The 10-year/10,000-hours rule to become an expert is now very widely known amongst coaches and indeed has been very influential in planning the long-term development of athletes. Much of the recent popularisation of the 10-year/10,000-hours rule is associated with Ericsson’s work on musical expertise. What is often forgotten is that Ericsson was originally inspired by Simon’s work in chess and indeed Ericsson went on to study under Simon. So our understanding of problem-solving in chess is already having an impact on player development in team sports albeit largely unacknowledged.

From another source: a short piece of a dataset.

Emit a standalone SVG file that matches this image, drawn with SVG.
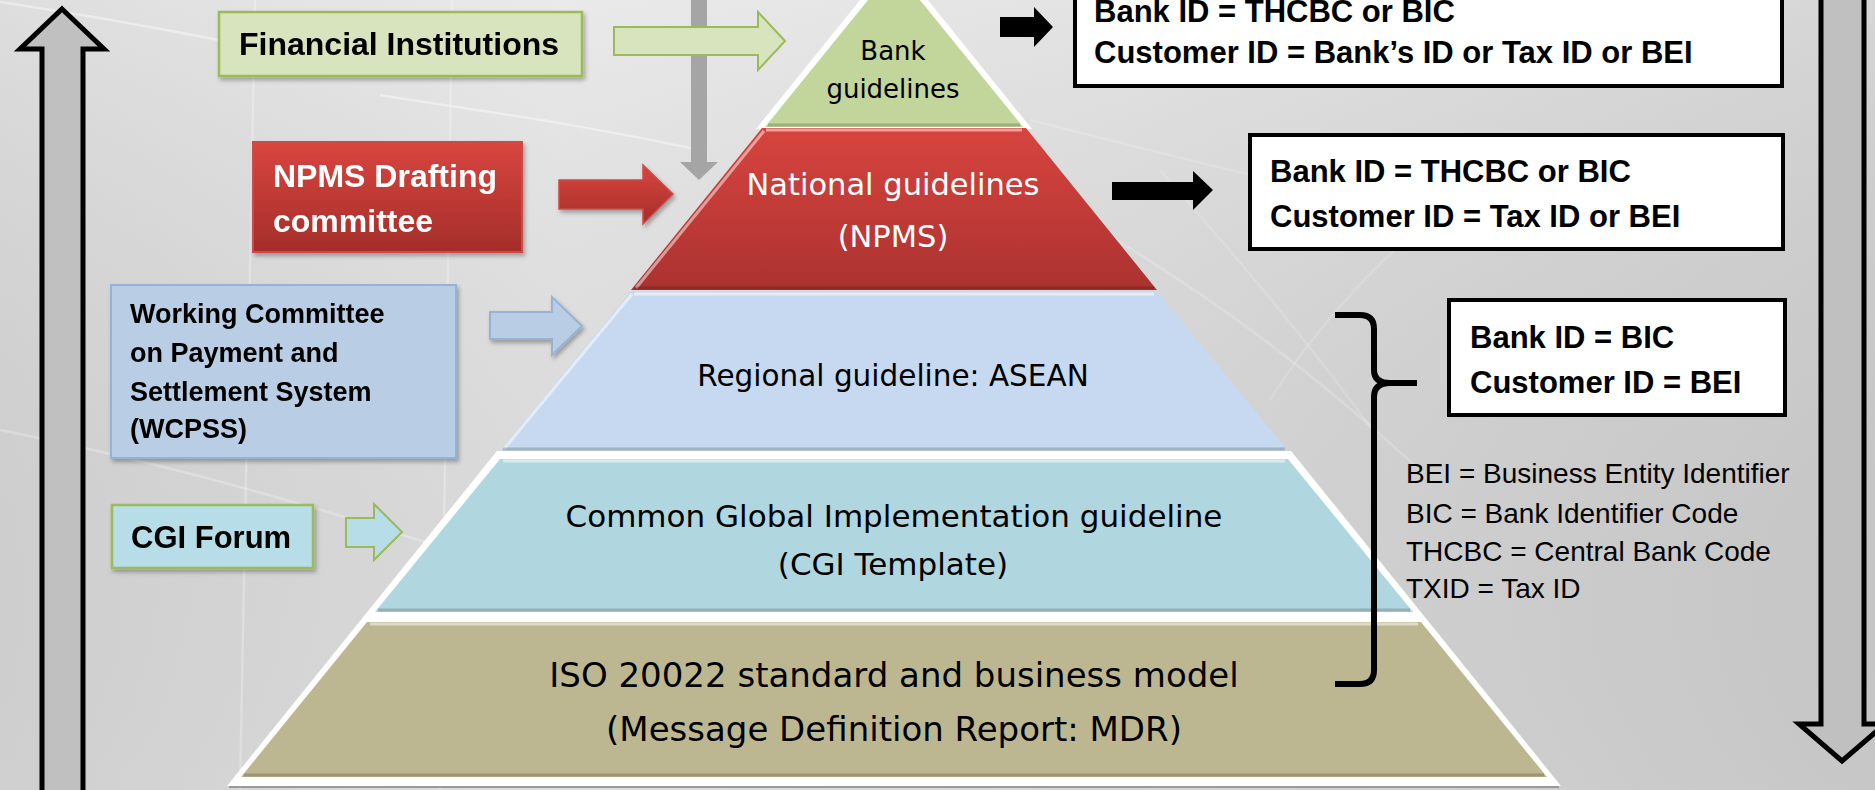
<svg xmlns="http://www.w3.org/2000/svg" width="1875" height="790" viewBox="0 0 1875 790">
  <defs>
    <linearGradient id="bg" x1="0" y1="0" x2="1" y2="0">
      <stop offset="0" stop-color="#d8d8d8"/>
      <stop offset="0.3" stop-color="#e6e6e6"/>
      <stop offset="0.6" stop-color="#dedede"/>
      <stop offset="1" stop-color="#cfcfcf"/>
    </linearGradient>
    <linearGradient id="bgv" x1="0" y1="0" x2="0" y2="1">
      <stop offset="0" stop-color="#ffffff" stop-opacity="0.15"/>
      <stop offset="1" stop-color="#000000" stop-opacity="0.04"/>
    </linearGradient>
    <linearGradient id="redFill" x1="0" y1="0" x2="0" y2="1">
      <stop offset="0" stop-color="#d9463f"/>
      <stop offset="1" stop-color="#a42d2a"/>
    </linearGradient>
    <linearGradient id="redLayer" x1="0" y1="0" x2="0" y2="1">
      <stop offset="0" stop-color="#d8443f"/>
      <stop offset="1" stop-color="#ab3230"/>
    </linearGradient>
    <filter id="shadow" x="-10%" y="-10%" width="130%" height="140%">
      <feDropShadow dx="2" dy="3" stdDeviation="2" flood-color="#000" flood-opacity="0.3"/>
    </filter>
    <style>
      .lbl { font-family: "Liberation Sans", Arial, sans-serif; font-weight: bold; fill: #000; }
      .def { font-family: "Liberation Sans", Arial, sans-serif; font-size: 28px; fill: #000; }
      .pyr { font-family: "DejaVu Sans", Verdana, sans-serif; fill: #000; text-anchor: middle; }
      .idbox { fill: #fff; stroke: #000; stroke-width: 4; }
      .bigarrow { fill: #c0c0c0; stroke: #000; stroke-width: 5; stroke-linejoin: miter; }
      .hi { fill: none; stroke: #fff; stroke-opacity: 0.5; stroke-width: 3; }
      .lo { fill: none; stroke: #000; stroke-opacity: 0.18; stroke-width: 3; }
    </style>
  </defs>

  <!-- backdrop -->
  <rect x="0" y="0" width="1875" height="790" fill="url(#bg)"/>
  <rect x="0" y="0" width="1875" height="790" fill="url(#bgv)"/>
  <g fill="none" stroke="#ffffff" stroke-opacity="0.4" stroke-width="2.5">
    <path d="M0,2 C120,20 220,40 330,62"/>
    <path d="M380,95 C470,110 560,120 700,150"/>
    <path d="M255,0 C250,250 245,500 240,790" stroke-opacity="0.25"/>
    <path d="M452,0 C448,250 444,500 440,790" stroke-opacity="0.25"/>
    <path d="M0,430 C150,460 300,500 480,560" stroke-opacity="0.25"/>
    <path d="M1100,230 C1200,290 1300,360 1420,470" stroke-opacity="0.18"/>
    <path d="M1160,170 C1230,250 1300,330 1380,440" stroke-opacity="0.15"/>
    <path d="M1450,200 C1380,260 1320,320 1270,400" stroke-opacity="0.15"/>
    <path d="M1030,120 C1150,150 1300,190 1500,230" stroke-opacity="0.15"/>
  </g>

  <!-- side direction arrows -->
  <g id="arrow-up">
    <polygon class="bigarrow" points="62,9 104,49 83,49 83,800 42,800 42,49 20,49"/>
  </g>
  <g id="arrow-down">
    <polygon class="bigarrow" points="1821,-10 1864,-10 1864,724 1885,724 1842,761 1799,724 1821,724"/>
  </g>

  <!-- pyramid -->
  <g id="pyramid">
    <g id="layer-bank">
      <polygon points="894,-42 756,129 1032,129" fill="#ffffff"/>
      <polygon points="894,-32 765,127 1023,127" fill="#c2d59b"/>
      <line class="lo" x1="768" y1="125" x2="1020" y2="125"/>
      <text class="pyr" x="893" y="60" font-size="26">Bank</text>
      <text class="pyr" x="893" y="98" font-size="26">guidelines</text>
    </g>
    <g id="layer-national">
      <polygon points="762,128 1026,128 1157,290 631,290" fill="url(#redLayer)"/>
      <line class="hi" x1="766" y1="130" x2="1022" y2="130"/>
      <line class="hi" x1="764" y1="131" x2="636" y2="288" stroke-opacity="0.3"/>
      <line class="lo" x1="634" y1="288" x2="1154" y2="288"/>
      <text class="pyr" x="893" y="195" font-size="30.5" style="fill:#ffffff">National guidelines</text>
      <text class="pyr" x="893" y="247" font-size="30.5" style="fill:#ffffff">(NPMS)</text>
    </g>
    <g id="layer-regional">
      <polygon points="631,291 1157,291 1288,451 500,451" fill="#c6d9f0"/>
      <line class="hi" x1="634" y1="294" x2="1154" y2="294" stroke-opacity="0.8"/>
      <line class="hi" x1="632" y1="294" x2="504" y2="449" stroke-opacity="0.6"/>
      <line class="lo" x1="503" y1="449" x2="1285" y2="449"/>
      <text class="pyr" x="893" y="386" font-size="29.5">Regional guideline: ASEAN</text>
    </g>
    <!-- white surround of the two base tiers -->
    <polygon points="497,451 1291,451 1561,786 227,786" fill="#ffffff"/>
    <line x1="229" y1="787" x2="1559" y2="787" stroke="#9a9a9a" stroke-width="2"/>
    <g id="layer-cgi">
      <polygon points="500,459 1288,459 1413,612 375,612" fill="#b0d6df"/>
      <line class="hi" x1="503" y1="461" x2="1285" y2="461" stroke="#d6f0f6" stroke-opacity="1"/>
      <line class="lo" x1="378" y1="610" x2="1410" y2="610"/>
      <text class="pyr" x="894" y="527" font-size="31">Common Global Implementation guideline</text>
      <text class="pyr" x="893" y="575" font-size="31">(CGI Template)</text>
    </g>
    <g id="layer-iso">
      <polygon points="367,622 1421,622 1547,777 241,777" fill="#bdb791"/>
      <line class="hi" x1="370" y1="624" x2="1418" y2="624" stroke="#d8d2a8" stroke-opacity="1"/>
      <line class="lo" x1="244" y1="775" x2="1544" y2="775" stroke-opacity="0.3"/>
      <text class="pyr" x="894" y="687" font-size="34">ISO 20022 standard and business model</text>
      <text class="pyr" x="894" y="741" font-size="34">(Message Definition Report: MDR)</text>
    </g>
  </g>

  <!-- contributing bodies -->
  <g id="node-fi" filter="url(#shadow)">
    <rect x="219" y="12" width="363" height="64" fill="#d7e4bd" stroke="#9bbb59" stroke-width="2.5"/>
    <text class="lbl" x="239" y="55" font-size="32">Financial Institutions</text>
  </g>
  <g id="node-npms" filter="url(#shadow)">
    <rect x="253" y="142" width="269" height="110" fill="url(#redFill)" stroke="#cf4a46" stroke-width="2"/>
    <text class="lbl" x="273" y="187" font-size="32" style="fill:#ffffff">NPMS Drafting</text>
    <text class="lbl" x="273" y="232" font-size="32" style="fill:#ffffff">committee</text>
  </g>
  <g id="node-wcpss" filter="url(#shadow)">
    <rect x="111" y="285" width="345" height="173" fill="#b9cde5" stroke="#95b3d7" stroke-width="2"/>
    <text class="lbl" x="130" y="323" font-size="27">Working Committee</text>
    <text class="lbl" x="130" y="362" font-size="27">on Payment and</text>
    <text class="lbl" x="130" y="401" font-size="27">Settlement System</text>
    <text class="lbl" x="130" y="438" font-size="27">(WCPSS)</text>
  </g>
  <g id="node-cgi" filter="url(#shadow)">
    <rect x="112" y="505" width="201" height="63" fill="#b7dee8" stroke="#9bbb59" stroke-width="2.5"/>
    <text class="lbl" x="131" y="548" font-size="31">CGI Forum</text>
  </g>

  <!-- identifier boxes -->
  <g id="node-bank-ids">
    <rect class="idbox" x="1075" y="-10" width="707" height="96"/>
    <text class="lbl" x="1094" y="22" font-size="31">Bank ID = THCBC or BIC</text>
    <text class="lbl" x="1094" y="63" font-size="31">Customer ID = Bank’s ID or Tax ID or BEI</text>
  </g>
  <g id="node-national-ids">
    <rect class="idbox" x="1250" y="135" width="533" height="114"/>
    <text class="lbl" x="1270" y="182" font-size="31">Bank ID = THCBC or BIC</text>
    <text class="lbl" x="1270" y="227" font-size="31">Customer ID = Tax ID or BEI</text>
  </g>
  <g id="node-regional-ids">
    <rect class="idbox" x="1449" y="300" width="336" height="115"/>
    <text class="lbl" x="1470" y="348" font-size="31">Bank ID = BIC</text>
    <text class="lbl" x="1470" y="393" font-size="31">Customer ID = BEI</text>
  </g>

  <!-- abbreviations -->
  <g id="legend">
    <text class="def" x="1406" y="483">BEI = Business Entity Identifier</text>
    <text class="def" x="1406" y="523">BIC = Bank Identifier Code</text>
    <text class="def" x="1406" y="561">THCBC = Central Bank Code</text>
    <text class="def" x="1406" y="598">TXID = Tax ID</text>
  </g>

  <!-- connectors -->
  <g id="connectors">
    <polygon points="691,-5 707,-5 707,162 718,162 699,180 680,162 691,162" fill="#a5a5a5"/>
    <polygon points="614,27 758,27 758,12 785,41 758,70 758,55 614,55" fill="#d7e4bd" stroke="#9bbb59" stroke-width="2"/>
    <polygon points="559,180 643,180 643,165 673,194 643,224 643,209 559,209" fill="url(#redFill)" stroke="#cf4a46" stroke-width="1.5" filter="url(#shadow)"/>
    <polygon points="490,312 552,312 552,297 582,326 552,355 552,339 490,339" fill="#b9cde5" stroke="#95b3d7" stroke-width="2" filter="url(#shadow)"/>
    <polygon points="346,518 374,518 374,504 402,532 374,560 374,547 346,547" fill="#b7dee8" stroke="#9bbb59" stroke-width="2"/>
    <polygon points="1000,17 1034,17 1034,7 1053,27 1034,47 1034,37 1000,37" fill="#000"/>
    <polygon points="1112,182 1193,182 1193,171 1213,190 1193,210 1193,200 1112,200" fill="#000"/>
    <path d="M1335,315 L1360,315 Q1374,315 1374,329 L1374,370 Q1374,383 1390,383 L1417,383 M1390,383 Q1374,383 1374,397 L1374,670 Q1374,684 1360,684 L1335,684" fill="none" stroke="#000" stroke-width="6"/>
  </g>
</svg>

Chess grandmasters acquire their expertise in practical problem-solving by spending thousands of hours studying actual match positions and evaluating the moves made. Football and rugby coaches responsible for player development need to ask themselves if their coaching programmes are allocating enough time to developing game-intelligence in open play under match conditions. Not only do players need to analyse the videos of their own decision-making in games but they also need to build up their general knowledge of match positions and the decision-making of top players by continually studying match videos. And this analysis of decision-making should not be limited to the classroom. Improved decision-making should be a key learning outcome in all training sessions involving open play under match conditions.

Note

This post was originally written in June 2016 but never published. It may seem a little dated now but I think the essential insights remain valid. I am a qualified football coach (UEFA B License) and coached for several years from Under 5s through to college level before concentrating on providing data analysis to coaches. I have always considered my coaching experience to have been a key factor in developing effective analyst-coach relationships at the various teams with which I have worked.